Whilst the interior is great it isn't quite up to the standard of the wood in our existing van and to be honest the square front and all white finish isn't as pleasing on the eye as the older versions and must be less aerodynamic.
We are therefore debating whether to go for the 'new' 2011 reg 2012 shape or try to find an earlier 2009/10 model in the old style.
Any thoughts from those with the new shape vans generally and french beds in particular would be appreciated.
Cheers
Rasser


----------



## GEMMY (Jun 19, 2006)

BUMP!!!!

there you are Bob :lol: 

tony


----------



## javea (Jun 8, 2007)

Hi Rasser,

I have had a good look at quite a few of the new shape B class models and am of the view that they are equivalent to the 'Classic' version that used to be produced as an entry level motorhome.

The construction of the interior furniture is not anywhere near as substantial as the previous SL model. I was looking at a B534, the base upon which the seat cushion sits doesn't even have a hinge to secure it, there are two 'lips' extending from the plywood which slot into holes on the back rest, after a couple of jolts from road imperfections the base will be out of it's housing and on the way to the floor. No Alko chassis, no underfloor storage, no Hartal door, etc,etc.

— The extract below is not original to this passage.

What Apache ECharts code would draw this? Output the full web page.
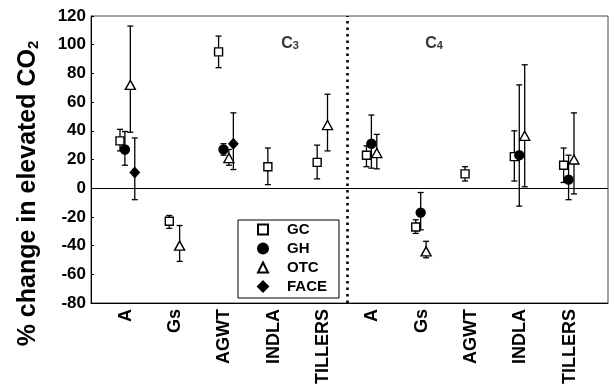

In your position I would certainly look for a pre facelift one, quite a few on www.mobile.de.

Mike


----------



## alshymer (Nov 4, 2007)

*New shape Hymer*

Hi 
I have a new shape B 694 3ltr 4.25 tonne. Fantastic van, great engine, enough payload even with a Honda scooter in te garage. Great front bed and rear bed, quality mattresses.
Would highly recommend over the previous B 655.
Regards
Alshymer


----------



## RASSER (May 6, 2007)

*dilemma-Hymer new shape B554 vs old shape*

Thanks Mike. Agree probably the entry level.
Alshymer,
Presume your's is LHD.
Don't know how long you have had the new van but have you had chance to see what mpg you get from the 3ltr engine yet?
Think I read somewhere that it has a chain timing belt not a rubber one. Can you confirm.
What warranties did you get on the Fiat, habitation and water ingress.
thanks for your help.


----------



## alshymer (Nov 4, 2007)

*New Hymer*

Hi 
We have had our Hymer B694 for nearly 2 years Nov 2010.
The 3ltr is so quiet, does have a timing chain and I get 20 mpg, fully laden. Also I always drive up to the speed limit.
A friend of mine recently bought a B544 from Germany for 66000€ brilliant price for a new van.
Hymer's come with 2 yrs Fiat and 6yr habitation warranty,
I think the new models are great.
Regards
Alshymer


----------